Conclusions and perspectives

HIV-1 has been analysed by structural biology techniques more than any other virus, with partial or complete structures known for all 15 of its protein components and additional structures determined for substrate- and host factor-bound complexes. Structural biology will continue to have a significant impact on HIV/AIDS research by providing high-resolution glimpses of target protein–drug complexes and virus–host interactions, such as CA–TRIM5α, Vif–APOBEC3G or Vpu–tetherin, and this will reveal novel druggable sites. Despite decades of research, the interactions between HIV-1 and host proteins that underlie some steps in the viral life cycle — for example, import of the pre-integration complex into the nucleus (Fig. 1, step 5) — are only now being illuminated. The simian immunodeficiency virus Vpx protein was recently shown to counteract SAMHD1, the restriction factor that inhibits HIV-1 reverse transcription and infection of monocytic cells160,161, indicating that these protein complexes could also define new paradigms for antiviral drug development.

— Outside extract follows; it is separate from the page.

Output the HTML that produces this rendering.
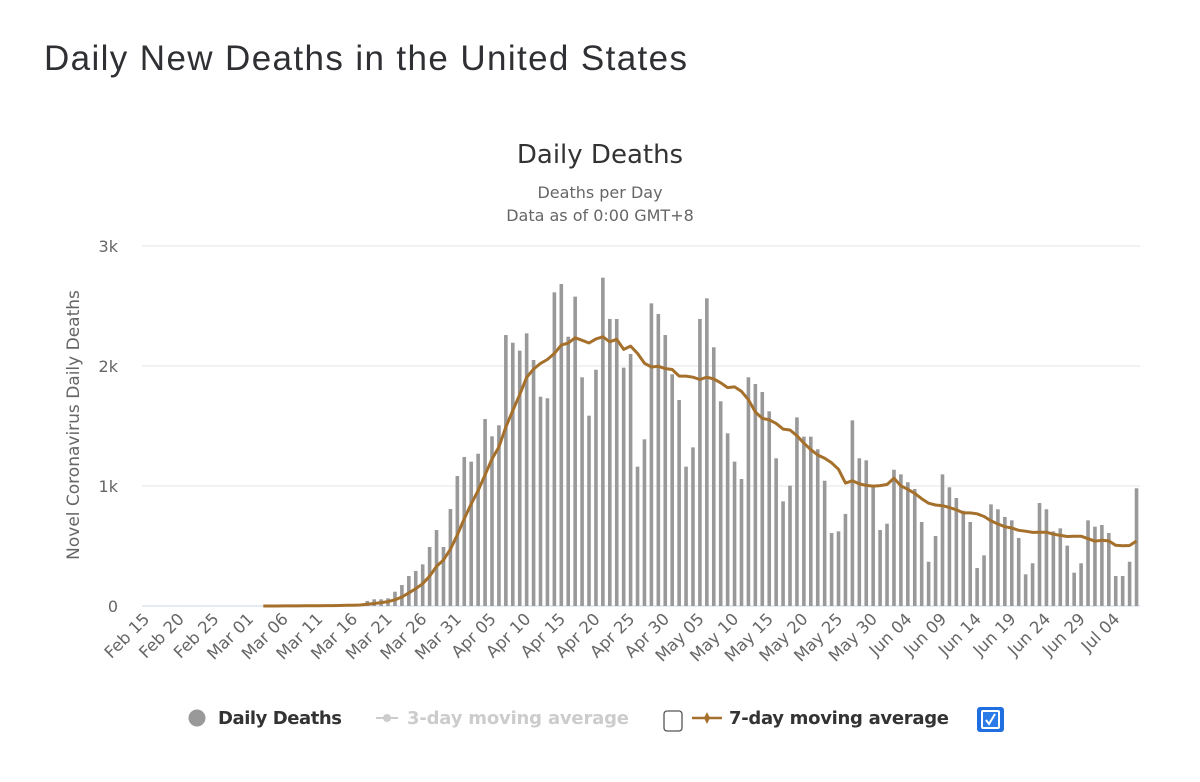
<!DOCTYPE html>
<html><head><meta charset="utf-8"><style>
body{margin:0;background:#fff;}
svg{display:block;font-family:"Liberation Sans","DejaVu Sans",sans-serif;}
</style></head><body>
<svg id="chart" width="1200" height="782" viewBox="0 0 1200 782">
<text x="44" y="70" font-size="35" fill="#2f3033" textLength="643">Daily New Deaths in the United States</text>
<text x="600" y="163" font-size="26" fill="#333" text-anchor="middle" font-family="DejaVu Sans, sans-serif">Daily Deaths</text>
<text x="600" y="198" font-size="16" fill="#666" text-anchor="middle" font-family="DejaVu Sans, sans-serif">Deaths per Day</text>
<text x="600" y="221" font-size="16" fill="#666" text-anchor="middle" font-family="DejaVu Sans, sans-serif">Data as of 0:00 GMT+8</text>
<text transform="translate(79,425) rotate(-90)" font-size="17" fill="#666" text-anchor="middle" font-family="DejaVu Sans, sans-serif">Novel Coronavirus Daily Deaths</text>
<g id="grid"></g><g id="bars"></g><g id="line"></g><g id="xlabels"></g>
<g font-family="DejaVu Sans, sans-serif" font-size="18" font-weight="bold">
 <g><circle cx="197" cy="718" r="8.5" fill="#999"/><text x="218" y="724" fill="#333" textLength="124">Daily Deaths</text></g>
 <g><line x1="376" y1="718" x2="398" y2="718" stroke="#ccc" stroke-width="2"/><circle cx="387" cy="718" r="4" fill="#ccc"/><text x="407" y="724" fill="#ccc" textLength="222">3-day moving average</text></g>
 <rect x="664" y="711" width="18" height="20" rx="3" fill="#fff" stroke="#555" stroke-width="1.3"/>
 <g><line x1="692" y1="718" x2="722" y2="718" stroke="#a5702c" stroke-width="2.5"/><path d="M707 712 L710 718 L707 724 L704 718Z" fill="#a5702c"/><text x="729" y="724" fill="#333" textLength="220">7-day moving average</text></g>
 <g><rect x="977" y="707" width="27" height="25" rx="3" fill="#1f6fe0"/><rect x="981" y="710" width="19" height="19" rx="2" fill="#fff"/><rect x="983" y="712" width="15" height="15" fill="#2b7be8"/><path d="M986 720 L989 724 L995 714" stroke="#fff" stroke-width="2" fill="none"/></g>
</g>
</svg>
<script>
const startDate = [2020, 1, 15];
const yTicks = [0, 1000, 2000, 3000];
const yTickLabels = ["0", "1k", "2k", "3k"];
const dailyDeaths = [0,0,0,0,0,0,0,0,0,0,0,0,0,0,0,0,0,
1,0,1,1,2,2,4,3,4,5,6,8,10,12,14,
42,56,56,64,119,175,250,292,347,492,633,492,808,1083,1242,1203,1269,1558,1414,1506,
2258,2194,2128,2272,2050,1744,1731,2614,2683,2244,2578,1906,1586,1969,2736,2392,2392,
1986,2100,1161,1389,2522,2433,2258,1931,1717,1161,1322,2392,2564,2156,1706,1439,1203,1058,
1906,1850,1783,1622,1231,872,1003,1572,1411,1411,1306,1044,608,622,767,1547,1231,1214,1008,
633,686,1136,1097,1031,975,700,369,583,1097,989,900,794,700,317,422,847,806,742,714,567,
264,356,858,806,622,647,503,278,356,714,661,675,608,250,250,369,981];
const lineStartIndex = [17];

const X0=142, X1=1140, Y0=606, Y1=246, YMAX=3000;
const n = dailyDeaths.length, bw=(X1-X0)/n;
const xc = i => X0 + (i+0.5)*bw;
const yv = v => Y0 - v/YMAX*(Y0-Y1);
const NS="http://www.w3.org/2000/svg";
function mk(tag, parent, attrs){const e=document.createElementNS(NS,tag);for(const k in attrs)e.setAttribute(k,attrs[k]);parent.appendChild(e);return e;}
const grid=document.getElementById('grid');
yTicks.forEach((t,i)=>{
  const l=mk('line',grid,{x1:X0,x2:X1,y1:yv(t),y2:yv(t),stroke:i===0?'#ccd6eb':'#e6e6e6','stroke-width':1});
  
  
  const tx=mk('text',grid,{x:118,y:yv(t)+6,'text-anchor':'end','font-size':16,fill:'#666','font-family':'DejaVu Sans, sans-serif'});
  tx.textContent=yTickLabels[i];
  
  
});
const bars=document.getElementById('bars');
dailyDeaths.forEach((v,i)=>{
  if(v<=0) return;
  const r=mk('rect',bars,{x:xc(i)-1.8,y:yv(v),width:3.6,height:Y0-yv(v),fill:'#999'});
  
  
});
let d='';
for(let i=lineStartIndex[0];i<n;i++){
  let s=0;for(let j=Math.max(0,i-6);j<=i;j++){s+=dailyDeaths[j];}
  const m=s/7;
  d+=(d?'L':'M')+xc(i).toFixed(1)+' '+yv(m).toFixed(1);
}
const p=mk('path',document.getElementById('line'),{d:d,fill:'none',stroke:'#a5702c','stroke-width':3,'stroke-linejoin':'round'});


const mon=["Jan","Feb","Mar","Apr","May","Jun","Jul","Aug"];
const xl=document.getElementById('xlabels');
for(let i=0;i<n;i+=5){
  const dt=new Date(startDate[0],startDate[1],startDate[2]+i);
  const lab=mon[dt.getMonth()]+' '+String(dt.getDate()).padStart(2,'0');
  const x=xc(i)+5,y=620;
  const t=mk('text',xl,{x:x,y:y,transform:`rotate(-45 ${x} ${y})`,'text-anchor':'end','font-size':16.5,fill:'#666','font-family':'DejaVu Sans, sans-serif'});
  t.textContent=lab;
  
  
}
</script>
</body></html>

Further to the ongoing work with PR inhibitors, it will be interesting to see whether structure-based substrate–inhibitor envelope hypotheses will apply to the development of other HIV-1 inhibitors. Because NNRTIs form induced-fit binding pockets, they would appear to be poor candidates for this technique. The tight overlay of multiple bound drugs at the IN active site and the similarities in drug positions with the ejected terminal adenosine base88 hint that INSTIs could be another drug class to benefit from such approaches. Three-dimensional structures of new drug targets as well as inhibitor- or antibody-bound targets will predictably increase the pace of antiviral development and help guide vaccine development efforts162,163. The advent of new technologies and improvements in existing methods will also significantly influence structural virology. Single-particle electron cryo-microscopy has recently yielded near atomic-resolution structures of a number of so-called naked viruses, which, unlike HIV-1, lack an exterior envelope lipid bilayer164. Although the icosahedral symmetry underlying these structures greatly facilitated their determination, ongoing improvements in instrumentation and computational science may well yield similar resolution structures for particles that possess less inherent symmetry.

The development of HAART has dramatically changed the face of the HIV/AIDS epidemic since the disease was first recognized 30 years ago. Considered virtually a death sentence before the advent of antiretroviral drugs, HIV-1 infection is now a manageable chronic disease. Nonetheless, despite these remarkable advances, there remains significant room for improvement. Some of the drugs, in particular the PR inhibitors, exert toxic side effects. More tolerable antiviral regimens could improve patient compliance and consequently reduce the emergence of resistant strains. Although the recently approved INSTI raltegravir is relatively non-toxic, the ease by which it selects for drug-resistant strains highlights the need for second-generation INSTIs with more favourable genetic barriers to resistance. The development of compounds that inhibit functions of less explored drug targets, in particular of the accessory HIV-1 proteins and host factors, would clearly also be of benefit. The availability and efficacy of the current arsenal of antiretroviral drugs should not be taken for granted. It is important to bear in mind that the majority of people infected with HIV do not have access to advanced treatment options. Short of an effective vaccination strategy, the ongoing race against drug resistance can best be won by a sustained effort to develop novel, ever more potent and affordable antiviral treatments.